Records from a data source
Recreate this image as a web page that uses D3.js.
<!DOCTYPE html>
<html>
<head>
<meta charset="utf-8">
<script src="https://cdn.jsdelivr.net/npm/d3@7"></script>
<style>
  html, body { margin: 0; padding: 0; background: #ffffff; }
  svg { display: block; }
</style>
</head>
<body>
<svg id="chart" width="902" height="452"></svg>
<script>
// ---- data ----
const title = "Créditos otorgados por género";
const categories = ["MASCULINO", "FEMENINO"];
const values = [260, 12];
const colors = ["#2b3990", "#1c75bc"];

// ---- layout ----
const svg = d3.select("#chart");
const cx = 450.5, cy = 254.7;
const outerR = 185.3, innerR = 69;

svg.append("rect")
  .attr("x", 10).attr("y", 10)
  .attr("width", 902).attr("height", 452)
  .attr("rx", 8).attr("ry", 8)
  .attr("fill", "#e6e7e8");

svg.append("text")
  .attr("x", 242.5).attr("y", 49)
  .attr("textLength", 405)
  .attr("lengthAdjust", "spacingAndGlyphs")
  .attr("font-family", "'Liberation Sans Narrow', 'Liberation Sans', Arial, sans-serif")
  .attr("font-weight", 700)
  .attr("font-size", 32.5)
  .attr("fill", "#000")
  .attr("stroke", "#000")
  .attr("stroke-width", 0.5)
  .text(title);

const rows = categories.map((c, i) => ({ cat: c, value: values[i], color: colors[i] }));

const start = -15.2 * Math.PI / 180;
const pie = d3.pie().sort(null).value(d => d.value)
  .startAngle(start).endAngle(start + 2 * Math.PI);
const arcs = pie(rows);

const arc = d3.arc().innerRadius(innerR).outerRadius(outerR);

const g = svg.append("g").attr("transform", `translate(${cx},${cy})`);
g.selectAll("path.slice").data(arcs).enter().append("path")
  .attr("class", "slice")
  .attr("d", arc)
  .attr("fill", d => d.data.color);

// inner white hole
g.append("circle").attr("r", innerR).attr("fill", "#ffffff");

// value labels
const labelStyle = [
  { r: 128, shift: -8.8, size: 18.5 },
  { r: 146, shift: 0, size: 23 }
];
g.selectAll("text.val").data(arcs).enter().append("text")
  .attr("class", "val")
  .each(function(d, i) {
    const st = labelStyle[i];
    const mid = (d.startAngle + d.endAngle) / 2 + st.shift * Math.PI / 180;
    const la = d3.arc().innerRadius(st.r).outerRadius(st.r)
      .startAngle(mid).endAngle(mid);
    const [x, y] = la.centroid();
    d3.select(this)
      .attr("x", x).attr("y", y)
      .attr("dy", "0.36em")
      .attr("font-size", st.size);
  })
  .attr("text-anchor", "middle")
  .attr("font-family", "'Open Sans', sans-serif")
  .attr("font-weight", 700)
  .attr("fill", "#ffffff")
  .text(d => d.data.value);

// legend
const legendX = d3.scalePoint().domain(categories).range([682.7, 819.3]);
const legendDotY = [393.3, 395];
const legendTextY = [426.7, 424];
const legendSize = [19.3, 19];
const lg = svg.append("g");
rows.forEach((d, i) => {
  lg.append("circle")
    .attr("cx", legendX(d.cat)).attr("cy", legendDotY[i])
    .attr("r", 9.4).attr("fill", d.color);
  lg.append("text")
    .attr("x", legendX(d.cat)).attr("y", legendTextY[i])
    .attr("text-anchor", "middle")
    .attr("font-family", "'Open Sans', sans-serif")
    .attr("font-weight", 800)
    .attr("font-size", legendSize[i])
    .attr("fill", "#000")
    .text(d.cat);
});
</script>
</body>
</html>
* * *
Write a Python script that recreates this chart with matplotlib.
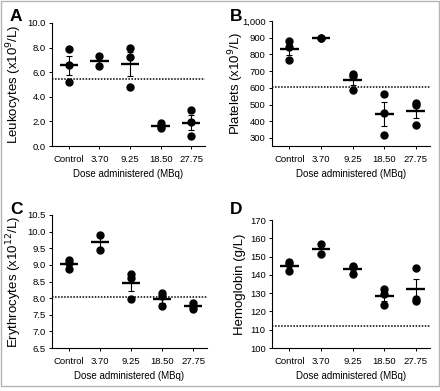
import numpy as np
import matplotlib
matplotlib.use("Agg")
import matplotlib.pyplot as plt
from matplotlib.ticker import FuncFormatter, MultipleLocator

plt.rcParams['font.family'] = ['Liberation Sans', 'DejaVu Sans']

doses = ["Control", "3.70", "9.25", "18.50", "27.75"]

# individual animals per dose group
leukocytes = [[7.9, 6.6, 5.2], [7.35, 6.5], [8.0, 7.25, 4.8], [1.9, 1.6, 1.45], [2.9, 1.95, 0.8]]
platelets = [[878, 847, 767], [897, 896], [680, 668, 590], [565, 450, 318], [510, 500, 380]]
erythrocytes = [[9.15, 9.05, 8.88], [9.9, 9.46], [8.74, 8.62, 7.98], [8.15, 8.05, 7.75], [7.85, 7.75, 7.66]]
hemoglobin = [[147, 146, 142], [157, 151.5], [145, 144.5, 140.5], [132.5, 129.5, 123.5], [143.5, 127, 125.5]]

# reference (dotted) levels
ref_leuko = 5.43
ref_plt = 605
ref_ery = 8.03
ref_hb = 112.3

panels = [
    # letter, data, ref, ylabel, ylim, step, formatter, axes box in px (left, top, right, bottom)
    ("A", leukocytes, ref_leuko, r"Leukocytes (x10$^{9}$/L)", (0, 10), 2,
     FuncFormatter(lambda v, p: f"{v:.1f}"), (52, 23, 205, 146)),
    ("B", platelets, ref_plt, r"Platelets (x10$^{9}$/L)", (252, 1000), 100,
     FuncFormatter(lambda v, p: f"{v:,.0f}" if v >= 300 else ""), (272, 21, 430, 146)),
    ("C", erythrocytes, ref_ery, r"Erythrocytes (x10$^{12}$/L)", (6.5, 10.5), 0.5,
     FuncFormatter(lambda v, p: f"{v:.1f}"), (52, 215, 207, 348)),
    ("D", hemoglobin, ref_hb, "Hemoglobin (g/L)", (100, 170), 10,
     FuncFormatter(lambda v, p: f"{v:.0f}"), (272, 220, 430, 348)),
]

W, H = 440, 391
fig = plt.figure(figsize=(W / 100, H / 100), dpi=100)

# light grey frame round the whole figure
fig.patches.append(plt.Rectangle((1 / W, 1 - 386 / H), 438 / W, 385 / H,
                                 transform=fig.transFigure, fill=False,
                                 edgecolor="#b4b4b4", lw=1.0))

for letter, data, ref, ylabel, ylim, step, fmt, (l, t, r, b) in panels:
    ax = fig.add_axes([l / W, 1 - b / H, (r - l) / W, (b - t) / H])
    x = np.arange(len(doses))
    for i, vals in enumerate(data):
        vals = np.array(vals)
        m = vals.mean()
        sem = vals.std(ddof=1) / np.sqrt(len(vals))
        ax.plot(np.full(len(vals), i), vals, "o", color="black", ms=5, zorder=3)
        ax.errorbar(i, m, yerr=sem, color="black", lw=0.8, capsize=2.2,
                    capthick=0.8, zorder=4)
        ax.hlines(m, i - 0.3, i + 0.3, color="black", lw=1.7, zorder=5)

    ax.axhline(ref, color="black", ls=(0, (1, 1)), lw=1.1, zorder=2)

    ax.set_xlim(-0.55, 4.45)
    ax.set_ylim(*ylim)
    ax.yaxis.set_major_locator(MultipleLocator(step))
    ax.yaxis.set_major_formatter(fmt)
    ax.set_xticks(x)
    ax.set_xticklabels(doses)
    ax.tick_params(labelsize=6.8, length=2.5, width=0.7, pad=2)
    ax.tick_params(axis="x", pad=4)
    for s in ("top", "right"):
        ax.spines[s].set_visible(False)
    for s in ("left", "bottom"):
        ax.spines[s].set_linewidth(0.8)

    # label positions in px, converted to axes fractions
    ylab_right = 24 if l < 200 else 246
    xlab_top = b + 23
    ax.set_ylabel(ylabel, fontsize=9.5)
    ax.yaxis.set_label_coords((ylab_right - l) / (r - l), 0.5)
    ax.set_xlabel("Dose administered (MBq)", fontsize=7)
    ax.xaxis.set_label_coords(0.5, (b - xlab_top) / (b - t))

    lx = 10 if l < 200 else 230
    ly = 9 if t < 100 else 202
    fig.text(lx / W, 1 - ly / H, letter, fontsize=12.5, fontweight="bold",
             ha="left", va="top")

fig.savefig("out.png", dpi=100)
==
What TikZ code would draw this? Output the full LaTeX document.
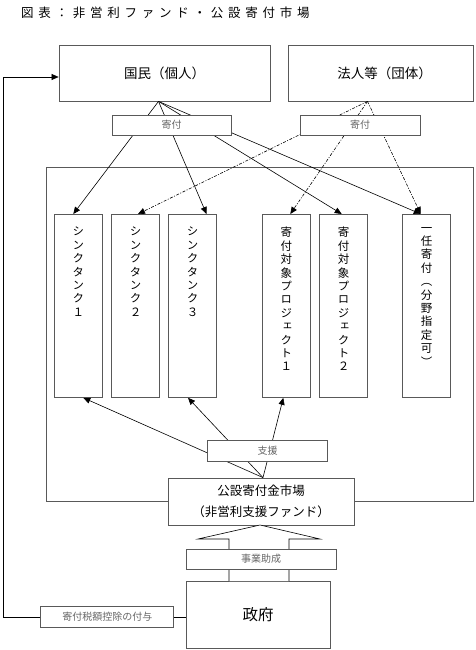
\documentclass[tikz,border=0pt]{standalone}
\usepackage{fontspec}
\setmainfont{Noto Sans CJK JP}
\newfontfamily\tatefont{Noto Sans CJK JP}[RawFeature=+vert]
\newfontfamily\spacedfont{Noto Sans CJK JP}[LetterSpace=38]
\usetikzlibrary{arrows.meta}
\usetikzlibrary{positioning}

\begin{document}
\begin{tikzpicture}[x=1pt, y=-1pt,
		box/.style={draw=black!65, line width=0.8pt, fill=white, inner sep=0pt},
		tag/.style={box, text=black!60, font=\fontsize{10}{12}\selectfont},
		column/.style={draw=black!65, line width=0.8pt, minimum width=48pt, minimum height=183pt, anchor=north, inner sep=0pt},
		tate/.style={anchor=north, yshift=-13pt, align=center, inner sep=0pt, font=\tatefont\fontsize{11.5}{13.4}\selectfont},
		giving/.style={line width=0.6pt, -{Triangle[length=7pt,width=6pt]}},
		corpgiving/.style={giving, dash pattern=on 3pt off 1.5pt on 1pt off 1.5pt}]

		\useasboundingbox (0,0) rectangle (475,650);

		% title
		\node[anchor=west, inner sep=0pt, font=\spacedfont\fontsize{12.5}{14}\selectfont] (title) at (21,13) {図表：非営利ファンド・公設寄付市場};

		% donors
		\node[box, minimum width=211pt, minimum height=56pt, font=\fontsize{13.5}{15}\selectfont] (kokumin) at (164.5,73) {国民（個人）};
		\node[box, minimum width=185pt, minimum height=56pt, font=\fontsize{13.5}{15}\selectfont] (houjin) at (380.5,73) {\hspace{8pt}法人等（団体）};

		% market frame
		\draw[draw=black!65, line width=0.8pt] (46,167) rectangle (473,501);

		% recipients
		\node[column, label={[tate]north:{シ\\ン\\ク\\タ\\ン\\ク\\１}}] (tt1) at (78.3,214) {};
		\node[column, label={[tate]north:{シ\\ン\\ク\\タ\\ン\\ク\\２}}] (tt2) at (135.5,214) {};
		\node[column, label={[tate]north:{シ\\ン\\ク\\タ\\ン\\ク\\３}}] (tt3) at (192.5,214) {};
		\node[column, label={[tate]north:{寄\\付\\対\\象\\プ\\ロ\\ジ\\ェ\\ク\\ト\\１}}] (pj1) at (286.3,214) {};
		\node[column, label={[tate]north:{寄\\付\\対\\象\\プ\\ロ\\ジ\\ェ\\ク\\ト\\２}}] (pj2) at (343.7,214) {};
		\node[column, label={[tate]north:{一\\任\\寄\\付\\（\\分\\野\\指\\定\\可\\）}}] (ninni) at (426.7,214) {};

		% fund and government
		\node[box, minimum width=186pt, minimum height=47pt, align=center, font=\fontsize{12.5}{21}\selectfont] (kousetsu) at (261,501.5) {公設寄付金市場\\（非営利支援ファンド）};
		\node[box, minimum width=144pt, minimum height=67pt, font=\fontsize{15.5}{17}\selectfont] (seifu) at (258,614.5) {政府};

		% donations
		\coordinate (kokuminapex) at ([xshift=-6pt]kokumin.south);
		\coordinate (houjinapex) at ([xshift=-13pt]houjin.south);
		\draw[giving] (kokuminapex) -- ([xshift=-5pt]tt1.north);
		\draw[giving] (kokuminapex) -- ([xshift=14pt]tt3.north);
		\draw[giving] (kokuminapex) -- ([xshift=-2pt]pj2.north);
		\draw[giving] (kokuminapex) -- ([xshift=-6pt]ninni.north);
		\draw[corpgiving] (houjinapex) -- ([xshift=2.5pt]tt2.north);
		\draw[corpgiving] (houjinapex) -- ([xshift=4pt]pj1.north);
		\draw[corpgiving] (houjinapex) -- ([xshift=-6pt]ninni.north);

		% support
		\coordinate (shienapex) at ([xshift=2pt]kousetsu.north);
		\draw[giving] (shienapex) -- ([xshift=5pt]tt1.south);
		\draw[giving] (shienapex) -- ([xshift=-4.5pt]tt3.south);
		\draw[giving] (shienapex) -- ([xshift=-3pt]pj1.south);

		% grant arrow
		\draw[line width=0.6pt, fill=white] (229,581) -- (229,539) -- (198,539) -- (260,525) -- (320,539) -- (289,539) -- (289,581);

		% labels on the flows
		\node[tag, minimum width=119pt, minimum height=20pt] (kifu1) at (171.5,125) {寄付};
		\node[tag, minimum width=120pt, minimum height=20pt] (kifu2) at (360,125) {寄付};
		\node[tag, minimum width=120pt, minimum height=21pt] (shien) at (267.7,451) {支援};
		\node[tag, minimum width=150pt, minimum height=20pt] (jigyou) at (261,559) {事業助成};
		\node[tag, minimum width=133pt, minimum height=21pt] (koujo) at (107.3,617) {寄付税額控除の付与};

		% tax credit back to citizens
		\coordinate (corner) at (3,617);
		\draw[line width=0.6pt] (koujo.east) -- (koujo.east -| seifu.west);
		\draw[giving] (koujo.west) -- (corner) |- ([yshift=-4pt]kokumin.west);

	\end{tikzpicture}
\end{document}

[Exercise task] In the entries above, identify every line with the string "that".

[Solution for this problem]
Recreate this image as a web page that uses D3.js.
Write a Python script that recreates this chart with matplotlib.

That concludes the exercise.